**** Data excerpt

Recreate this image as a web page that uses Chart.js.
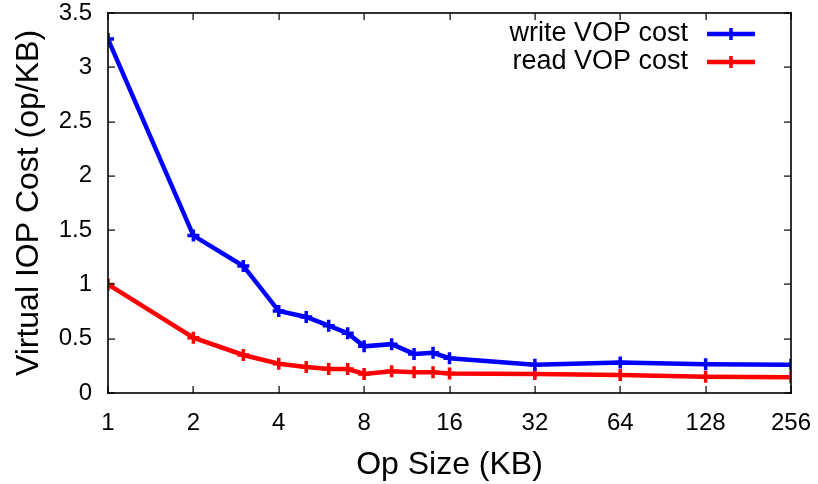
<!DOCTYPE html>
<html>
<head>
<meta charset="utf-8">
<script src="https://cdn.jsdelivr.net/npm/chart.js@4.4.1/dist/chart.umd.min.js"></script>
<style>
  html, body { margin: 0; padding: 0; background: #fff; }
  #wrap { width: 818px; height: 484px; }
</style>
</head>
<body>
<div id="wrap"><canvas id="myChart" width="818" height="484"></canvas></div>
<script>
// op sizes in KB (x axis, log2)
const opSizes = [1, 2, 3, 4, 5, 6, 7, 8, 10, 12, 14, 16, 32, 64, 128, 256];
const writeCost = [3.26, 1.45, 1.17, 0.755, 0.70, 0.62, 0.55, 0.43, 0.45, 0.36, 0.37, 0.32, 0.26, 0.28, 0.265, 0.26];
const readCost = [1.0, 0.51, 0.35, 0.27, 0.24, 0.22, 0.22, 0.175, 0.20, 0.19, 0.19, 0.18, 0.175, 0.165, 0.15, 0.145];
const xTicks = [1, 2, 4, 8, 16, 32, 64, 128, 256];
const yTicks = [0, 0.5, 1, 1.5, 2, 2.5, 3, 3.5];
const seriesNames = ['write VOP cost', 'read VOP cost'];

const FONT = '"Liberation Sans", Arial, Helvetica, sans-serif';

function points(ys) {
    return opSizes.map(function (x, i) { return { x: x, y: ys[i] }; });
}

// gnuplot style box with inward ticks, plus the key in the top right corner
const decor = {
    id: 'decor',
    afterDraw(chart) {
        const a = chart.chartArea;
        const c = chart.ctx;
        const xs = chart.scales.x, ys = chart.scales.y;
        const len = 7;
        c.save();
        c.setLineDash([]);
        c.fillStyle = '#000';
        // box edges
        c.fillRect(a.left - 0.8, a.top - 0.8, a.right - a.left + 1.6, 1.6);
        c.fillRect(a.left - 0.8, a.bottom - 0.8, a.right - a.left + 1.6, 1.6);
        c.fillRect(a.left - 0.8, a.top - 0.8, 1.6, a.bottom - a.top + 1.6);
        c.fillRect(a.right - 0.8, a.top - 0.8, 1.6, a.bottom - a.top + 1.6);
        xTicks.forEach(function (v) {
            const px = Math.round(xs.getPixelForValue(v));
            c.fillRect(px - 0.5, a.bottom - len, 1.2, len);
            c.fillRect(px - 0.5, a.top, 1.2, len);
        });
        yTicks.forEach(function (v) {
            const py = Math.round(ys.getPixelForValue(v));
            c.fillRect(a.left, py - 0.5, len, 1.2);
            c.fillRect(a.right - len, py - 0.5, len, 1.2);
        });

        const textRight = 688, lineL = 707, lineR = 755;
        c.font = '27px ' + FONT;
        c.textAlign = 'right';
        c.textBaseline = 'middle';
        chart.data.datasets.forEach(function (ds, i) {
            const y = 34 + i * 28;
            c.fillStyle = '#000';
            c.fillText(ds.label, textRight, y);
            c.strokeStyle = ds.borderColor;
            c.lineWidth = 4.5;
            c.beginPath();
            c.moveTo(lineL, y); c.lineTo(lineR, y);
            c.stroke();
            const cx = (lineL + lineR) / 2;
            c.lineWidth = 3.5;
            c.beginPath();
            c.moveTo(cx - 6, y); c.lineTo(cx + 6, y);
            c.moveTo(cx, y - 6); c.lineTo(cx, y + 6);
            c.stroke();
        });
        c.restore();
    }
};

const ctx = document.getElementById('myChart').getContext('2d');
const myChart = new Chart(ctx, {
    type: 'line',
    data: {
        datasets: [
            {
                label: seriesNames[0],
                data: points(writeCost),
                borderColor: '#0000ff',
                backgroundColor: '#0000ff',
                borderWidth: 4.5,
                pointStyle: 'cross',
                pointRadius: 6,
                pointBorderWidth: 3.5,
                pointHoverRadius: 6
            },
            {
                label: seriesNames[1],
                data: points(readCost),
                borderColor: '#ff0000',
                backgroundColor: '#ff0000',
                borderWidth: 4.5,
                pointStyle: 'cross',
                pointRadius: 6,
                pointBorderWidth: 3.5,
                pointHoverRadius: 6
            }
        ]
    },
    options: {
        responsive: false,
        animation: false,
        events: [],
        layout: { padding: { top: 13, right: 27, left: 0, bottom: 0 } },
        plugins: {
            legend: { display: false },
            tooltip: { enabled: false }
        },
        scales: {
            x: {
                type: 'logarithmic',
                min: 1,
                max: 256,
                afterBuildTicks: function (scale) {
                    scale.ticks = xTicks.map(function (v) { return { value: v }; });
                },
                afterFit: function (scale) {
                    scale.height = 91;
                    scale.paddingLeft = 0;
                    scale.paddingRight = 0;
                },
                grid: { display: false, drawTicks: false },
                border: { display: false },
                ticks: {
                    color: '#000',
                    font: { family: FONT, size: 24 },
                    padding: 16,
                    maxRotation: 0,
                    autoSkip: false,
                    callback: function (v) { return String(v); }
                },
                title: {
                    display: true,
                    text: 'Op Size (KB)',
                    color: '#000',
                    font: { family: FONT, size: 32 },
                    padding: { top: 11, bottom: 0 }
                }
            },
            y: {
                min: 0,
                max: 3.5,
                afterBuildTicks: function (scale) {
                    scale.ticks = yTicks.map(function (v) { return { value: v }; });
                },
                afterFit: function (scale) {
                    scale.width = 108;
                    scale.paddingTop = 0;
                    scale.paddingBottom = 0;
                },
                grid: { display: false, drawTicks: false },
                border: { display: false },
                ticks: {
                    color: '#000',
                    font: { family: FONT, size: 24 },
                    padding: 16,
                    callback: function (v) { return String(v); }
                },
                title: {
                    display: true,
                    text: 'Virtual IOP Cost (op/KB)',
                    color: '#000',
                    font: { family: FONT, size: 32 },
                    padding: { top: 10, bottom: 0 }
                }
            }
        }
    },
    plugins: [decor]
});
</script>
</body>
</html>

********

Required work – Keep the pictures out of the copy and write out the data exactly as it stands.

Answer for this exercise –
Recreate this image as a web page that uses Chart.js.
<!DOCTYPE html>
<html>
<head>
<meta charset="utf-8">
<script src="https://cdn.jsdelivr.net/npm/chart.js@4.4.1/dist/chart.umd.min.js"></script>
<style>
  html, body { margin: 0; padding: 0; background: #fff; }
  #wrap { width: 818px; height: 484px; }
</style>
</head>
<body>
<div id="wrap"><canvas id="myChart" width="818" height="484"></canvas></div>
<script>
// op sizes in KB (x axis, log2)
const opSizes = [1, 2, 3, 4, 5, 6, 7, 8, 10, 12, 14, 16, 32, 64, 128, 256];
const writeCost = [3.26, 1.45, 1.17, 0.755, 0.70, 0.62, 0.55, 0.43, 0.45, 0.36, 0.37, 0.32, 0.26, 0.28, 0.265, 0.26];
const readCost = [1.0, 0.51, 0.35, 0.27, 0.24, 0.22, 0.22, 0.175, 0.20, 0.19, 0.19, 0.18, 0.175, 0.165, 0.15, 0.145];
const xTicks = [1, 2, 4, 8, 16, 32, 64, 128, 256];
const yTicks = [0, 0.5, 1, 1.5, 2, 2.5, 3, 3.5];
const seriesNames = ['write VOP cost', 'read VOP cost'];

const FONT = '"Liberation Sans", Arial, Helvetica, sans-serif';

function points(ys) {
    return opSizes.map(function (x, i) { return { x: x, y: ys[i] }; });
}

// gnuplot style box with inward ticks, plus the key in the top right corner
const decor = {
    id: 'decor',
    afterDraw(chart) {
        const a = chart.chartArea;
        const c = chart.ctx;
        const xs = chart.scales.x, ys = chart.scales.y;
        const len = 7;
        c.save();
        c.setLineDash([]);
        c.fillStyle = '#000';
        // box edges
        c.fillRect(a.left - 0.8, a.top - 0.8, a.right - a.left + 1.6, 1.6);
        c.fillRect(a.left - 0.8, a.bottom - 0.8, a.right - a.left + 1.6, 1.6);
        c.fillRect(a.left - 0.8, a.top - 0.8, 1.6, a.bottom - a.top + 1.6);
        c.fillRect(a.right - 0.8, a.top - 0.8, 1.6, a.bottom - a.top + 1.6);
        xTicks.forEach(function (v) {
            const px = Math.round(xs.getPixelForValue(v));
            c.fillRect(px - 0.5, a.bottom - len, 1.2, len);
            c.fillRect(px - 0.5, a.top, 1.2, len);
        });
        yTicks.forEach(function (v) {
            const py = Math.round(ys.getPixelForValue(v));
            c.fillRect(a.left, py - 0.5, len, 1.2);
            c.fillRect(a.right - len, py - 0.5, len, 1.2);
        });

        const textRight = 688, lineL = 707, lineR = 755;
        c.font = '27px ' + FONT;
        c.textAlign = 'right';
        c.textBaseline = 'middle';
        chart.data.datasets.forEach(function (ds, i) {
            const y = 34 + i * 28;
            c.fillStyle = '#000';
            c.fillText(ds.label, textRight, y);
            c.strokeStyle = ds.borderColor;
            c.lineWidth = 4.5;
            c.beginPath();
            c.moveTo(lineL, y); c.lineTo(lineR, y);
            c.stroke();
            const cx = (lineL + lineR) / 2;
            c.lineWidth = 3.5;
            c.beginPath();
            c.moveTo(cx - 6, y); c.lineTo(cx + 6, y);
            c.moveTo(cx, y - 6); c.lineTo(cx, y + 6);
            c.stroke();
        });
        c.restore();
    }
};

const ctx = document.getElementById('myChart').getContext('2d');
const myChart = new Chart(ctx, {
    type: 'line',
    data: {
        datasets: [
            {
                label: seriesNames[0],
                data: points(writeCost),
                borderColor: '#0000ff',
                backgroundColor: '#0000ff',
                borderWidth: 4.5,
                pointStyle: 'cross',
                pointRadius: 6,
                pointBorderWidth: 3.5,
                pointHoverRadius: 6
            },
            {
                label: seriesNames[1],
                data: points(readCost),
                borderColor: '#ff0000',
                backgroundColor: '#ff0000',
                borderWidth: 4.5,
                pointStyle: 'cross',
                pointRadius: 6,
                pointBorderWidth: 3.5,
                pointHoverRadius: 6
            }
        ]
    },
    options: {
        responsive: false,
        animation: false,
        events: [],
        layout: { padding: { top: 13, right: 27, left: 0, bottom: 0 } },
        plugins: {
            legend: { display: false },
            tooltip: { enabled: false }
        },
        scales: {
            x: {
                type: 'logarithmic',
                min: 1,
                max: 256,
                afterBuildTicks: function (scale) {
                    scale.ticks = xTicks.map(function (v) { return { value: v }; });
                },
                afterFit: function (scale) {
                    scale.height = 91;
                    scale.paddingLeft = 0;
                    scale.paddingRight = 0;
                },
                grid: { display: false, drawTicks: false },
                border: { display: false },
                ticks: {
                    color: '#000',
                    font: { family: FONT, size: 24 },
                    padding: 16,
                    maxRotation: 0,
                    autoSkip: false,
                    callback: function (v) { return String(v); }
                },
                title: {
                    display: true,
                    text: 'Op Size (KB)',
                    color: '#000',
                    font: { family: FONT, size: 32 },
                    padding: { top: 11, bottom: 0 }
                }
            },
            y: {
                min: 0,
                max: 3.5,
                afterBuildTicks: function (scale) {
                    scale.ticks = yTicks.map(function (v) { return { value: v }; });
                },
                afterFit: function (scale) {
                    scale.width = 108;
                    scale.paddingTop = 0;
                    scale.paddingBottom = 0;
                },
                grid: { display: false, drawTicks: false },
                border: { display: false },
                ticks: {
                    color: '#000',
                    font: { family: FONT, size: 24 },
                    padding: 16,
                    callback: function (v) { return String(v); }
                },
                title: {
                    display: true,
                    text: 'Virtual IOP Cost (op/KB)',
                    color: '#000',
                    font: { family: FONT, size: 32 },
                    padding: { top: 10, bottom: 0 }
                }
            }
        }
    },
    plugins: [decor]
});
</script>
</body>
</html>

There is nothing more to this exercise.